The prosecutor, Cassondra Bly, pushed back on each point, just as Albamonte had done when she was ICE’s deputy chief counsel at Stewart. Indeed, it was from that old seat that Albamonte grew bothered by some of the lawyering she saw across the room. Not only did a lot of immigrants’ attorneys show up unprepared for bond hearings, many didn’t show up at all, appearing instead by audio link. At Stewart, a privately run detention Centre three hours from the closest major airport, many lawyers literally phone it in.

“They really put their clients at a disadvantage,” Albamonte said. She described a lawyer who called in to a bond hearing, having never met his client or reviewed much of his file. A winnable asylum claim was denied. The man’s family, out $3,000 in attorney’s fees, was distraught.

“Sometimes you just cringe, wondering if [the opposing lawyer] is going to make the obvious argument,” Albamonte said. She couldn’t do the other side’s work for them, but she took little pleasure prevailing in a lopsided contest.

She doesn’t apologise for prosecuting hundreds of asylum cases that ended in deportation.

“Not everyone has a right to asylum under the law as it is written,” she said. “But everybody does deserve competent, fair representation. That’s how the system is supposed to work.”

Her office features an extra-large window she requested as an antidote to those years of working in a sunless prison. Next to it — near the “Live the Life You’ve Imagined” plaque — is a whiteboard list of clients: Hoxha, Ozkan, Mendez, Matiroysyan.
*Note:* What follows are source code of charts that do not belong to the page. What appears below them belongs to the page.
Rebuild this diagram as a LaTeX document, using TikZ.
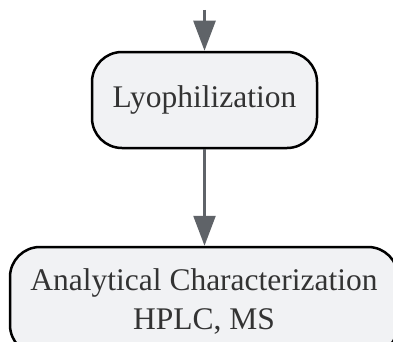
\documentclass[tikz,border=0pt]{standalone}
\usepackage{fontspec}
\setmainfont{Liberation Serif}
\usetikzlibrary{arrows.meta, positioning}

\definecolor{boxfill}{HTML}{F1F2F4}
\definecolor{flowgray}{HTML}{5F6368}
\definecolor{textgray}{HTML}{333333}

\begin{document}
\begin{tikzpicture}[
            x=1pt, y=1pt,
            step_box/.style={draw=black, line width=2.5pt, fill=boxfill, rounded corners=30pt,
                             text=textgray, align=center, inner sep=0pt,
                             font=\fontsize{31.5}{39}\selectfont},
            flow/.style={draw=flowgray, line width=2.5pt,
                         -{Triangle[length=30pt, width=22pt]}}
        ]

        % Cornice della figura
        \path[use as bounding box, clip] (0,0) rectangle (393,341);

        % Passi del processo
        \node[step_box, minimum width=225pt, minimum height=96pt] (lyo) at (204.5,241) {Lyophilization};
        \node[step_box, minimum width=388pt, minimum height=108pt] (charact) at (204,40)
            {Analytical Characterization\\HPLC, MS};

        % Ingresso dall'alto
        \coordinate (incoming) at (204.5,331);

        % Frecce
        \draw[flow] (incoming) -- (lyo);
        \draw[flow] (lyo) -- (lyo |- charact.north);

\end{tikzpicture}
\end{document}
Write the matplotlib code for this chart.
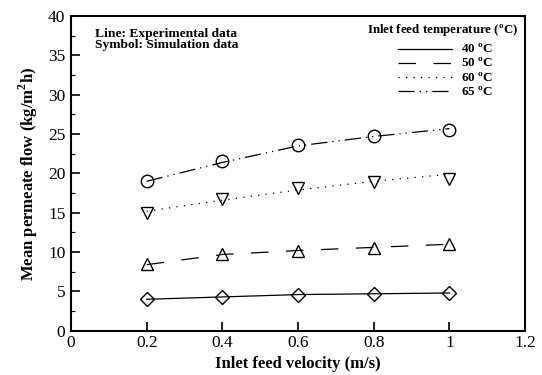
import matplotlib.pyplot as plt
from matplotlib.lines import Line2D

plt.rcParams['font.family'] = 'Liberation Serif'
plt.rcParams['mathtext.fontset'] = 'custom'
plt.rcParams['mathtext.rm'] = 'Liberation Serif:bold'
plt.rcParams['mathtext.bf'] = 'Liberation Serif:bold'

velocity = [0.2, 0.4, 0.6, 0.8, 1.0]
temps = ['40', '50', '60', '65']

# experimental (lines)
exp_40 = [4.0, 4.3, 4.6, 4.7, 4.8]
exp_50 = [8.4, 9.7, 10.2, 10.6, 11.0]
exp_60 = [15.2, 16.6, 17.9, 19.0, 19.9]
exp_65 = [19.0, 21.4, 23.5, 24.7, 25.7]

# simulation (symbols)
sim_40 = [4.0, 4.3, 4.6, 4.7, 4.8]
sim_50 = [8.5, 9.8, 10.2, 10.5, 11.0]
sim_60 = [15.0, 16.8, 18.1, 18.9, 19.3]
sim_65 = [19.1, 21.6, 23.6, 24.7, 25.5]

exp_all = [exp_40, exp_50, exp_60, exp_65]
sim_all = [sim_40, sim_50, sim_60, sim_65]
styles = ['-', (0, (14, 14)), (0, (1, 5)), (0, (13, 4, 1, 4, 1, 4))]
markers = ['D', '^', 'v', 'o']
msizes = [7, 8, 8, 9]

fig = plt.figure(figsize=(5.42, 3.75), dpi=100)
ax = fig.add_axes([0.131, 0.118, 0.838, 0.839])

handles = []
for e, s, ls, m, ms, t in zip(exp_all, sim_all, styles, markers, msizes, temps):
    ax.plot(velocity, e, color='black', lw=0.9, linestyle=ls)
    ax.plot(velocity, s, linestyle='none', marker=m, ms=ms, mfc='none',
            mec='black', mew=1.0)
    handles.append(Line2D([], [], color='black', lw=0.9, linestyle=ls,
                          label=t + r' $^{\rm o}$C'))

ax.set_xlim(0, 1.2)
ax.set_ylim(0, 40)
ax.set_xticks([0, 0.2, 0.4, 0.6, 0.8, 1.0, 1.2])
ax.set_xticklabels(['0', '0.2', '0.4', '0.6', '0.8', '1', '1.2'])
ax.set_yticks(range(0, 41, 5))
ax.set_yticks([y + 2.5 for y in range(0, 40, 5)], minor=True)
ax.tick_params(direction='in', length=6.5, width=1.2, labelsize=12.5)
ax.tick_params(which='minor', direction='in', length=3, width=0.8)
ax.tick_params(axis='x', pad=3)
ax.tick_params(axis='y', pad=4)
for sp in ax.spines.values():
    sp.set_linewidth(1.5)

ax.set_xlabel('Inlet feed velocity (m/s)', fontsize=12, fontweight='bold', labelpad=4)
ax.set_ylabel(r'Mean permeate flow (kg/m$^{\rm 2}$h)', fontsize=12, fontweight='bold',
              labelpad=6)

ax.text(0.053, 0.963, 'Line: Experimental data\nSymbol: Simulation data',
        transform=ax.transAxes, fontsize=9.7, fontweight='bold', va='top',
        linespacing=0.95)

ax.text(0.985, 0.952, r'Inlet feed temperature ($^{\rm o}$C)', transform=ax.transAxes,
        fontsize=9.3, fontweight='bold', ha='right', va='center')

leg = ax.legend(handles=handles, loc='upper right', frameon=False,
                bbox_to_anchor=(0.93, 0.914), borderpad=0, borderaxespad=0,
                handlelength=4.1, fontsize=9.5, labelspacing=0.08,
                handletextpad=0.7)
for txt in leg.get_texts():
    txt.set_fontweight('bold')

fig.savefig('out.png', dpi=100)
She went back to Stewart for the first time in the service of an asylum seeker just months after leaving ICE. She didn’t have to flip any ideological switches. She’s a lawyer, not an activist. Yes, it was weird at first to go up against her former colleagues, but not uncomfortable.

“It’s not like I’m a different person,” she said. “I think they appreciate that I know what I’m doing.”

Dana Leigh Marks, an immigration judge in San Francisco and president of the National Association of Immigration Judges, said team switchers can be welcome in a legal thicket as tangled as immigration.

Costly procedure

One reason Stewart rejects so many asylum seekers is that many immigration lawyers won’t take cases there. It’s too remote and its inmates too poor to pay the $5,000 or more that most asylum cases cost. Albamonte said she does some pro-bono work and charges others a range of fees based on the complexity of the case.

These days, when Albamonte passes through security at the door of the detention Centre (no cell phones, no car keys, no money), it is as routine as when she did it with an ICE badge.

“Hey Elena,” a guard greets her on the morning of Abrahamyan’s hearing. “Hey Jackie,” said Albamonte, who has learnt to say “Hey” instead of “Hi.”

A uniformed ICE agent talking to a detainee’s family stops to give her a hug. “How is life on the outside?” he asked. “Better money, right?”

“Ha! Better money on the inside. I have all these mouths to feed,” she said, looking over at her co-counsel Canado-Wallace and paralegal Hasnian.

He turned back to the family. As Albamonte walked on, he told them in Spanish that she was a local lawyer who handled asylum cases.

Waiting in the hearing room were Abrahamyan’s parents, who had flown five hours from Los Angeles and driven three from Atlanta in the hope that their son would be granted bond.

Abrahamyan was led away with a last look at his parents. Later, in the centre’s bare visitation room, he shook his head at the long delay. He spends his days playing chess with detainees from Russia, Armenia, El Salvador.

He walks in the warm Southern sun each day in the exercise yard and talks to his 3-year-old daughter — almost 3,000 miles away — whenever he can.

“I have never seen my son,” he said, tears welling over at the mention of his children. “I am not a criminal, but I am here seven months.”

In the hallway outside, his parents crowded around Albamonte, baffled and anxious over the additional wait.

“This helps us,” she assured them. More time would give them a chance to gather evidence that his life in Armenia was at risk. It would also allow time for the habeas petition she had filed on Abrahamyan’s behalf to work its way through the court.